Guest VM reporting High IO wait time from guest performance monitoring tools (e.g. top)
You see I/O latency on the SAN LUN's being reported, but it is < 10 milliseconds . Below similar events are observed in /var/run/log/vmkwarning.log
2025-05-12T20:52:42.242Z Wa(180) vmkwarning: cpu111:2098313)WARNING: ScsiDeviceIO: 1772: Device naa.################################ performance has deteriorated. I/O latency increased from average value of 331 microseconds to 7318 microseconds.

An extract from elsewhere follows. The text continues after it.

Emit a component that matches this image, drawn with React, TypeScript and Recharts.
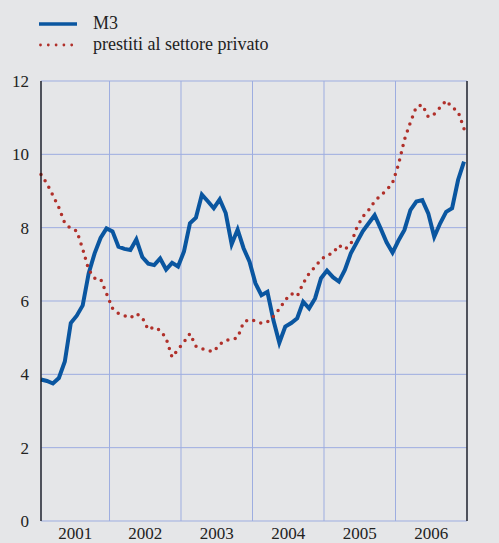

/var/run/log/vmkernel.log contains failing SCSI commands with sense data: 0x2 0x4 0x3:
2025-05-13T19:24:45.797Z In(182) vmkernel: cpu58:2098312)ScsiDeviceIO: 4633: Cmd(0x45b9da7555c0) 0x1a, CmdSN 0x1f6667d from world 0 to dev "naa.################################" failed H:0x0 D:0x2 P:0x0 Valid sense data: 0x2 0x4 0x3
Below Storage paths degraded messages are seen in /var/run/log/vobd.log
2025-09-03T23:29:36.954Z: [scsiCorrelator] 5662461916856us: [esx.problem.storage.redundancy.degraded] Path redundancy to storage device naa.############################ degraded. Path vmhba3:C0:T1:L36 is down. Affected datastores: Unknown.
Environment
vSphere ESXi (all versions)
Cause
This is SAN side issue.
The presence of these errors can contribute to over storage responsiveness, as the commands to the problem LUN's are failing and have to be requeued (and will continue to fail repeatedly until the issue is resolved). This severity of issue will increase as the number of LUN's having issues increases.

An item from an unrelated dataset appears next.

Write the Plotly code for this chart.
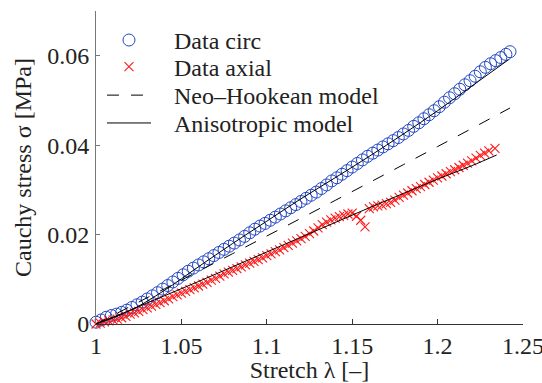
import plotly.graph_objects as go

# Circumferential test: stretch and Cauchy stress [MPa]
circ_stretch = [
    1.000, 1.003, 1.006, 1.009, 1.012, 1.015, 1.018, 1.021, 1.024, 1.027,
    1.030, 1.033, 1.036, 1.039, 1.042, 1.045, 1.048, 1.051, 1.054, 1.057,
    1.060, 1.063, 1.066, 1.069, 1.072, 1.075, 1.078, 1.081, 1.084, 1.087,
    1.090, 1.093, 1.096, 1.099, 1.102, 1.105, 1.108, 1.111, 1.114, 1.117,
    1.120, 1.123, 1.126, 1.129, 1.132, 1.135, 1.138, 1.141, 1.144, 1.147,
    1.150, 1.153, 1.156, 1.159, 1.162, 1.165, 1.168, 1.171, 1.174, 1.177,
    1.180, 1.183, 1.186, 1.189, 1.192, 1.195, 1.198, 1.201, 1.204, 1.207,
    1.210, 1.213, 1.216, 1.219, 1.222, 1.225, 1.228, 1.231, 1.234, 1.237,
    1.240, 1.2424,
]
circ_stress = [
    0.0004, 0.0009, 0.0015, 0.0019, 0.0022, 0.0026, 0.0031, 0.0037, 0.0043, 0.0049,
    0.0056, 0.0063, 0.0070, 0.0078, 0.0086, 0.0094, 0.0102, 0.0110, 0.0118, 0.0125,
    0.0132, 0.0139, 0.0146, 0.0153, 0.0160, 0.0167, 0.0174, 0.0181, 0.0188, 0.0196,
    0.0204, 0.0212, 0.0219, 0.0225, 0.0232, 0.0239, 0.0246, 0.0253, 0.0260, 0.0267,
    0.0274, 0.0281, 0.0288, 0.0295, 0.0303, 0.0311, 0.0320, 0.0327, 0.0335, 0.0343,
    0.0351, 0.0359, 0.0367, 0.0375, 0.0382, 0.0389, 0.0396, 0.0403, 0.0410, 0.0417,
    0.0425, 0.0433, 0.0442, 0.0450, 0.0459, 0.0468, 0.0477, 0.0486, 0.0496, 0.0506,
    0.0515, 0.0525, 0.0535, 0.0544, 0.0554, 0.0564, 0.0574, 0.0582, 0.0589, 0.0596,
    0.0603, 0.0609,
]

# Axial test: stretch and Cauchy stress [MPa]
axial_stretch = [
    1.0000, 1.0025, 1.0050, 1.0075, 1.0100, 1.0125, 1.0150, 1.0175, 1.0200, 1.0225,
    1.0250, 1.0275, 1.0300, 1.0325, 1.0350, 1.0375, 1.0400, 1.0425, 1.0450, 1.0475,
    1.0500, 1.0525, 1.0550, 1.0575, 1.0600, 1.0625, 1.0650, 1.0675, 1.0700, 1.0725,
    1.0750, 1.0775, 1.0800, 1.0825, 1.0850, 1.0875, 1.0900, 1.0925, 1.0950, 1.0975,
    1.1000, 1.1025, 1.1050, 1.1075, 1.1100, 1.1125, 1.1150, 1.1175, 1.1200, 1.1225,
    1.1250, 1.1275, 1.1300, 1.1325, 1.1350, 1.1375, 1.1400, 1.1425, 1.1450, 1.1475,
    1.1500, 1.1525, 1.1550, 1.1575, 1.1600, 1.1625, 1.1650, 1.1675, 1.1700, 1.1725,
    1.1750, 1.1775, 1.1800, 1.1825, 1.1850, 1.1875, 1.1900, 1.1925, 1.1950, 1.1975,
    1.2000, 1.2025, 1.2050, 1.2075, 1.2100, 1.2125, 1.2150, 1.2175, 1.2200, 1.2225,
    1.2250, 1.2275, 1.2300, 1.2336,
]
axial_stress = [
    0.0000, 0.0002, 0.0005, 0.0007, 0.0009, 0.0011, 0.0014, 0.0017, 0.0022, 0.0025,
    0.0028, 0.0032, 0.0036, 0.0040, 0.0044, 0.0048, 0.0052, 0.0056, 0.0061, 0.0065,
    0.0069, 0.0073, 0.0077, 0.0081, 0.0085, 0.0089, 0.0093, 0.0098, 0.0102, 0.0107,
    0.0112, 0.0116, 0.0120, 0.0124, 0.0128, 0.0132, 0.0136, 0.0140, 0.0144, 0.0148,
    0.0153, 0.0157, 0.0162, 0.0166, 0.0171, 0.0176, 0.0181, 0.0186, 0.0191, 0.0196,
    0.0202, 0.0208, 0.0215, 0.0222, 0.0228, 0.0233, 0.0237, 0.0240, 0.0243, 0.0246,
    0.0248, 0.0241, 0.0232, 0.0217, 0.0258, 0.0262, 0.0264, 0.0266, 0.0269, 0.0272,
    0.0277, 0.0283, 0.0288, 0.0293, 0.0298, 0.0303, 0.0307, 0.0312, 0.0317, 0.0322,
    0.0327, 0.0331, 0.0336, 0.0341, 0.0345, 0.0350, 0.0355, 0.0360, 0.0365, 0.0371,
    0.0377, 0.0382, 0.0387, 0.0393,
]

# Neo-Hookean fit
neo_stretch = [1.00, 1.02, 1.04, 1.06, 1.08, 1.10, 1.12, 1.14, 1.16, 1.18, 1.20, 1.22, 1.2424]
neo_stress = [0.0, 0.00392, 0.00785, 0.01179, 0.01573, 0.01968, 0.02364, 0.02763,
              0.03162, 0.03564, 0.03968, 0.04373, 0.04831]

# Anisotropic fit, circumferential and axial directions
aniso_circ_stretch = [1.00, 1.02, 1.04, 1.06, 1.08, 1.10, 1.12, 1.14, 1.16, 1.18, 1.20, 1.22, 1.2415]
aniso_circ_stress = [0.0, 0.0030, 0.0075, 0.0128, 0.0180, 0.0230, 0.0280, 0.0327,
                     0.0375, 0.0425, 0.0477, 0.0532, 0.0591]
aniso_axial_stretch = [1.00, 1.02, 1.04, 1.06, 1.08, 1.10, 1.12, 1.14, 1.16, 1.18, 1.20, 1.22, 1.2346]
aniso_axial_stress = [0.0, 0.0031, 0.0063, 0.0095, 0.0128, 0.0161, 0.0194, 0.0227,
                      0.0260, 0.0292, 0.0324, 0.0354, 0.0378]

x_ticks = [1.0, 1.05, 1.1, 1.15, 1.2, 1.25]
x_tick_text = ["1", "1.05", "1.1", "1.15", "1.2", "1.25"]
y_ticks = [0.0, 0.02, 0.04, 0.06]
y_tick_text = ["0", "0.02", "0.04", "0.06"]

FONT = "Liberation Serif"
FS = 24
TEXT = "#222222"
BLUE = "#2346c4"
RED = "#ff1a1a"
PAD = "\u00a0\u00a0\u00a0"  # gap between legend symbol and label

fig = go.Figure()
fig.add_trace(go.Scatter(
    x=circ_stretch, y=circ_stress, mode="markers", name=PAD + "Data circ",
    marker=dict(symbol="circle-open", size=12, color=BLUE, line=dict(width=1, color=BLUE)),
    cliponaxis=False, legend="legend",
))
fig.add_trace(go.Scatter(
    x=axial_stretch, y=axial_stress, mode="markers", name=PAD + "Data axial",
    marker=dict(symbol="x-thin-open", size=9, color=RED, line=dict(width=1.1, color=RED)),
    cliponaxis=False, legend="legend2",
))
fig.add_trace(go.Scatter(
    x=neo_stretch, y=neo_stress, mode="lines", name=PAD + "Neo–Hookean model",
    line=dict(color="black", width=1, dash="12px,12px"), line_shape="spline",
    legend="legend3",
))
fig.add_trace(go.Scatter(
    x=aniso_circ_stretch, y=aniso_circ_stress, mode="lines", name=PAD + "Anisotropic model",
    line=dict(color="black", width=1), line_shape="spline", legend="legend4",
))
fig.add_trace(go.Scatter(
    x=aniso_axial_stretch, y=aniso_axial_stress, mode="lines", name="Anisotropic model",
    line=dict(color="black", width=1), line_shape="spline", showlegend=False,
))


def legend_box(y):
    return dict(
        x=0.014, y=y, xanchor="left", yanchor="middle",
        bgcolor="rgba(0,0,0,0)", borderwidth=0, itemwidth=44,
        font=dict(family=FONT, size=FS, color=TEXT),
    )


fig.update_layout(
    width=542, height=383,
    margin=dict(l=96, r=19, t=11, b=59, autoexpand=False),
    paper_bgcolor="white", plot_bgcolor="white",
    font=dict(family=FONT, size=FS, color=TEXT),
    showlegend=True,
    legend=legend_box(0.906),
    legend2=legend_box(0.821),
    legend3=legend_box(0.730),
    legend4=legend_box(0.641),
    xaxis=dict(
        range=[1.0, 1.25], tickvals=x_ticks, ticktext=x_tick_text,
        ticks="inside", ticklen=5, tickcolor="#333333", tickwidth=1,
        showline=True, linecolor="#333333", linewidth=1,
        showgrid=False, zeroline=False, mirror=False, automargin=False,
        ticklabelstandoff=0, ticklabeloverflow="allow",
        title=dict(text="Stretch λ [–]", standoff=12, font=dict(family=FONT, size=FS)),
    ),
    yaxis=dict(
        range=[0.0, 0.07], tickvals=y_ticks, ticktext=y_tick_text,
        ticks="inside", ticklen=4, tickcolor="#777777", tickwidth=1,
        showline=True, linecolor="#777777", linewidth=1,
        showgrid=False, zeroline=False, mirror=False, automargin=False,
        ticklabelstandoff=1, ticklabeloverflow="allow",
        title=dict(text="Cauchy stress σ [MPa]", standoff=8, font=dict(family=FONT, size=FS)),
    ),
)

fig.write_html("out.html")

NOTE: The LUN's reporting the 0x2 0x4 0x3 sense data may not be the ones where the problem VM resides.
Resolution
Please work with your SAN team and/or SAN vendor to identify the issues with the LUN's that are reporting the above sense data.

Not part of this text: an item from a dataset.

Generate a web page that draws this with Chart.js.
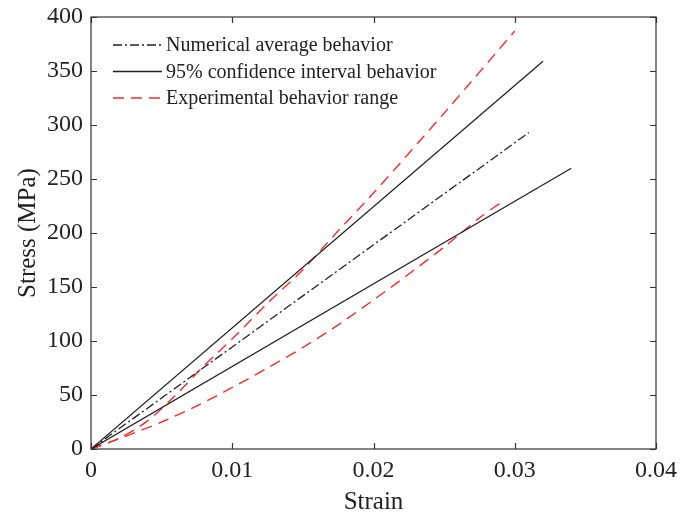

If needed, please open a case with Broadcom for further assistance, as well.
Additional Information
The "D:0x2" in the above line indicates that the SAN has reported a "check condition" from the device(target) end and that action should be taken from the SAN end to troubleshoot the problem further.
The Sense Data: 0x2 0x4 0x3 indicates a "LUN not ready" error.